Post by galveston1 »

I appreciate everyone’s input. Ngood you are absolutely correct that TSP withdrawals are proportional. That is covered at length in the article. As far as state taxes, I’m not planning to pay any upon withdrawing money from my TSP. Right now I’m living in Maryland so I DO have to pay state income taxes, but those are minimal since I am maxing out my TSP contributions ($18,000) as well as my Catch Up contributions ($6000) annually. I also make contributions to my Vanguard IRA. We are going to buy a home in a state without income taxes a couple of years before I retire, so the state tax on my retirement income is not a concern. Besides a mortgage, we are and will be debt free. As far as putting together a plan, that’s what I’m doing and was the purpose of getting some feedback on the article I posted. Cron the 2 IFT rule is not really an issue for me.
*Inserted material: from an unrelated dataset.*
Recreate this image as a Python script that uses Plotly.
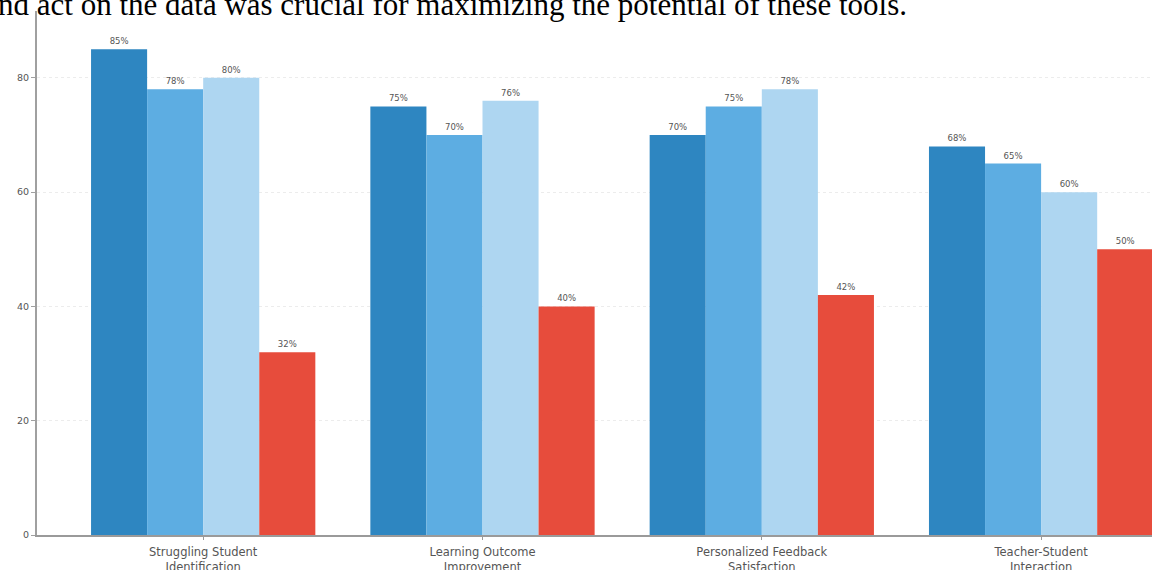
import plotly.graph_objects as go

categories = ["Struggling Student<br>Identification", "Learning Outcome<br>Improvement",
              "Personalized Feedback<br>Satisfaction", "Teacher-Student<br>Interaction"]
series_names = ["Series A", "Series B", "Series C", "Series D"]
series_a = [85, 75, 70, 68]
series_b = [78, 70, 75, 65]
series_c = [80, 76, 78, 60]
series_d = [32, 40, 42, 50]
colors = ["#2E86C1", "#5DADE2", "#AED6F1", "#E74C3C"]
y_ticks = [0, 20, 40, 60, 80]
top_text = "nd act on the data was crucial for maximizing the potential of these tools."

fig = go.Figure()
for name, vals, col in zip(series_names, [series_a, series_b, series_c, series_d], colors):
    fig.add_trace(go.Bar(
        x=categories, y=vals, name=name,
        marker=dict(color=col, line=dict(width=0)),
        text=[f"{v}%" for v in vals], textposition="outside",
        textfont=dict(size=8.5, color="#555555", family="DejaVu Sans"),
        cliponaxis=False,
    ))

fig.update_layout(
    width=1152, height=570,
    margin=dict(l=37, r=0, t=11, b=35, autoexpand=False),
    paper_bgcolor="white", plot_bgcolor="white",
    barmode="group", bargap=0.197, bargroupgap=0,
    showlegend=False,
    font=dict(family="DejaVu Sans", color="#555555"),
    xaxis=dict(
        type="category", range=[-0.595, 3.397], automargin=False,
        showline=True, linecolor="#9a9a9a", linewidth=1.5,
        ticks="outside", ticklen=3, tickcolor="#9a9a9a",
        ticklabelstandoff=2,
        tickfont=dict(size=11.5, color="#555555", family="DejaVu Sans"),
        showgrid=False, zeroline=False,
    ),
    yaxis=dict(
        range=[0, 91.7], tickvals=y_ticks, automargin=False,
        showline=True, linecolor="#a0a0a0", linewidth=2,
        ticks="outside", ticklen=4, tickcolor="#a0a0a0",
        tickfont=dict(size=9.5, color="#555555", family="DejaVu Sans"),
        showgrid=True, gridcolor="#ececec", gridwidth=1, griddash="dot",
        zeroline=False,
    ),
    annotations=[dict(
        text=top_text, xref="paper", yref="paper",
        x=-0.037, y=1.0115, xanchor="left", yanchor="middle",
        showarrow=False,
        font=dict(family="Liberation Serif", size=31, color="black"),
    )],
)

fig.write_html("out.html")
Although I know others hate it. But I agree with you on the concern about accessibility. And that’s the main reason I will most likely roll over into a mostly stock-based traditional IRA after I retire. I currently have a Vanguard traditional IRA (Vanguard 500 Index Fund Admiral Class) (VFIAX) that’s earned 11.3% since I opened it 3½ years ago. This fund has an expense ratio of 0.05% versus the TSPs C Fund of 0.028%. The annual difference is about $110 on a balance of $500,000. However I like the idea of keeping my TSP account open as a source of income in the G Fund as explained in the article. Evilanne I’m curious why you advise against rolling over into an index fund other than your concerns about the “limitations and penalties on frequent trading”? Just to clarify, I would not be a frequent trader. I consider my IRA to be a long term investment. My income would come from my (1) government retirement, (2) SS at 62 years old, and (3) monthly payments from what I left in my TSP G Fund. My current plan is to retire at 62 years old and I will not touch my TSP before I retire. Mjedin66 I am glad you found the article useful. I was also enlightened by the points you referenced in the article. When I mentioned these to some of the people I work with, they were also unaware of these options. Hopefully others will weigh in with more opinions. Thanks.